México no está aún en una situación de Estado fallido, por más que algunas regiones se aproximan a ello, pero en muchos sentidos hemos dejado de creer en el Estado

Jorge Zepeda Patterson

Logramos superar al presidencialismo, pero no sustituirlo por un orden democrático. Las cosas nunca han estado del todo pegadas en México, pero es evidente que algo importante se rompió en los últimos años y no parece tener compostura. El Estado ha sido desbordado una y otra vez desde adentro y desde afuera; igual por bandas que desafían abiertamente a la autoridad que por gobernadores que convierten el erario en botín personal, o que por un mandatario dispuesto a boicotear los comicios en el Estado de México con una violación masiva de las normas electorales, con tal de mantener el control en este que es su reducto.

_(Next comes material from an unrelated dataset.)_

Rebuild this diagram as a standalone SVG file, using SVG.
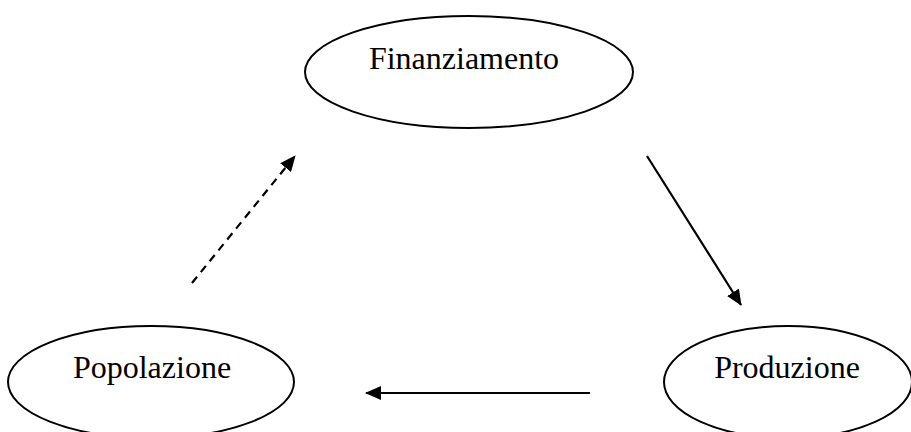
<svg xmlns="http://www.w3.org/2000/svg" width="911" height="432" viewBox="0 0 911 432">
<style>
.node ellipse{fill:#fff;stroke:#000;stroke-width:2}
.node text{font-family:"Liberation Serif","Times New Roman",serif;font-size:32px;fill:#000;text-anchor:middle}
.edge{stroke:#000;stroke-width:2.2;fill:none}
</style>
<defs>
<marker id="arr" viewBox="0 0 16 14" refX="15" refY="7" markerWidth="16" markerHeight="14" orient="auto" markerUnits="userSpaceOnUse">
<path d="M0,0 L16,7 L0,14 Z" fill="#000"/>
</marker>
</defs>
<rect width="911" height="432" fill="#fff"/>
<g id="finanziamento" class="node">
<ellipse cx="469" cy="72" rx="164" ry="56"/>
<text x="464" y="69">Finanziamento</text>
</g>
<g id="popolazione" class="node">
<ellipse cx="151" cy="382" rx="143" ry="56"/>
<text x="152" y="378">Popolazione</text>
</g>
<g id="produzione" class="node">
<ellipse cx="788" cy="382" rx="124" ry="56"/>
<text x="787" y="378">Produzione</text>
</g>
<g id="connectors">
<line class="edge" x1="192" y1="283" x2="295" y2="156" stroke-dasharray="8,6" marker-end="url(#arr)"/>
<line class="edge" x1="647" y1="156" x2="741" y2="305" marker-end="url(#arr)"/>
<line class="edge" x1="590" y1="393" x2="366" y2="393" marker-end="url(#arr)"/>
</g>
</svg>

No estamos aún en una situación de Estado fallido, por más que algunas regiones se aproximan a ello, pero en muchos sentidos hemos dejado de creer en el Estado. Obreros y trabajadoras domésticas dan por sentado que serán robados en el transporte público; los millonarios se atrincheran en cotos privados y se apertrechan detrás de su propia policía; la clase media deja de transitar los caminos, calles y antros tomados por el hampa y se encomienda a los dioses para no formar parte de las cifras rojas que crecen día a día.

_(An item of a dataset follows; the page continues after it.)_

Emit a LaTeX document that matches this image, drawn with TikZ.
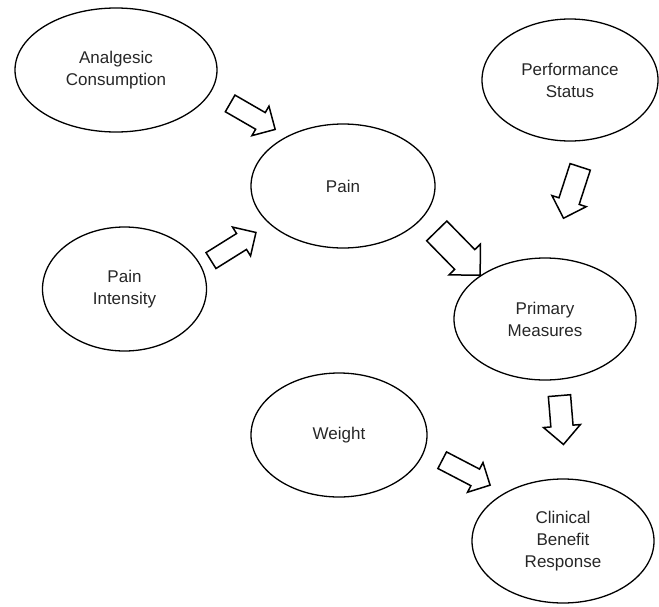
\documentclass[tikz,border=0pt]{standalone}
\usepackage{fontspec}
\setmainfont{Liberation Sans}
\usetikzlibrary{shapes.geometric,shapes.arrows}
\begin{document}
\begin{tikzpicture}[x=1pt,y=-1pt,
  oval/.style={draw=black,line width=1.3pt,ellipse,inner sep=0pt,align=center,
    font=\fontsize{17}{22}\selectfont,text=black!85},
  bigarrow/.style={draw=black,line width=1.5pt,single arrow,inner xsep=0pt,
    single arrow tip angle=90,line join=miter},
  shaft/.style={inner ysep=#1/2}]
\useasboundingbox (0,0) rectangle (659,606);
\node[oval,minimum width=202pt,minimum height=124pt] (anal) at (116,70) {Analgesic\\Consumption};
\node[oval,minimum width=176pt,minimum height=122pt] (perf) at (570,80) {Performance\\Status};
\node[oval,minimum width=184pt,minimum height=124pt] (pain) at (343,186) {Pain};
\node[oval,minimum width=164pt,minimum height=124pt] (int) at (124.5,289) {Pain\\Intensity};
\node[oval,minimum width=182pt,minimum height=122pt] (prim) at (545,319) {Primary\\Measures};
\node[oval,minimum width=176pt,minimum height=124pt] (wt) at (339,435) {Weight};
\node[oval,minimum width=182pt,minimum height=124pt] (cbr) at (563,541) {Clinical\\Benefit\\Response};
\node[bigarrow,shaft=17pt,minimum width=34pt,minimum height=52pt,rotate=-30] (a1) at (248.5,114) {};
\node[bigarrow,shaft=16pt,minimum width=34pt,minimum height=53pt,rotate=32] (a2) at (229.5,249) {};
\node[bigarrow,shaft=24pt,minimum width=44pt,minimum height=62pt,rotate=-45.6] (a3) at (453.5,248) {};
\node[bigarrow,shaft=19pt,minimum width=36pt,minimum height=54pt,rotate=-108] (a4) at (573.5,187.5) {};
\node[bigarrow,shaft=20pt,minimum width=37pt,minimum height=49pt,rotate=-85.3] (a5) at (561,414.5) {};
\node[bigarrow,shaft=16.5pt,minimum width=33.5pt,minimum height=54pt,rotate=-27.5] (a6) at (462,470.5) {};
\end{tikzpicture}
\end{document}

La confianza en la autoridad, que nunca fue mucha, se ha esfumado casi por completo. Cada semana penetramos un poco más en la dimensión del horror con algún nuevo caso que antes habríamos considerado inaudito. La familia violada y el bebé acribillado en la autopista México-Puebla, una de las más concurridas en el país; el periodista que daba por sentado que sería asesinado porque se negaba a dejar de hacer su trabajo; el camión repleto de gendarmes asaltado por tres delincuentes. Por no hablar de fosas clandestinas y estudiantes desaparecidos.

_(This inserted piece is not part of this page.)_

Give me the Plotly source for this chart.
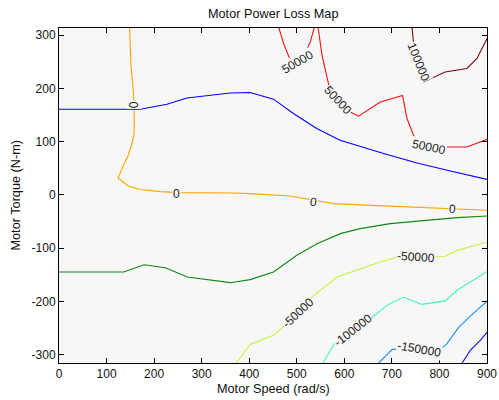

Paradójicamente fueron los políticos los primeros que dejaron de creer en el Estado y comenzaron a verlo exclusivamente como un botín gremial. No es que antes no hubieran robado, siempre lo han hecho, pero existía la noción de que había algo por encima de ellos, de que ejercían un poder concedido desde arriba y formaban parte de una institución con densidad histórica, de una entidad que de alguna manera los trascendía. Llámese presidencialismo si se quiere, pero el hecho es que los funcionarios y políticos tenían un sentido de pertinencia vagamente vinculado con el Estado. Y con ello no invoco un regreso al pasado; logramos superar al presidencialismo pero no fuimos capaces de sustituirlo por un orden democrático; en consecuencia padecemos los excesos de la ley del más fuerte, trátese de un cartel o un político corrupto e impune.

Hoy parecería que la clase política, independientemente del partido del que se trate, no obedece a otra cosa que a sus propias prisas por aprovechar la oportunidad de enriquecerse y mantenerse en el poder a toda costa. La impunidad campea desde la punta hasta el último de los burócratas; las pequeñas purgas que el sistema ofrece (gobernadores detenidos, funcionarios inhabilitados) parecen obedecer más a cambios de fortuna política dentro del grupo que a una estrategia creíble de combate a la corrupción creciente.

El ejercicio del Gobierno afronta una especie de secularización política por parte de sus miembros. Ninguna idea de partido, de convicción, de perspectiva histórica o de plataforma ideológica. El aprovechamiento personal, puro y llano. No, el Estado no se ha desplomado, aún, pero hemos dejado de creer en él. Peor aún, han dejado de creer en él aquellos que lo controlan.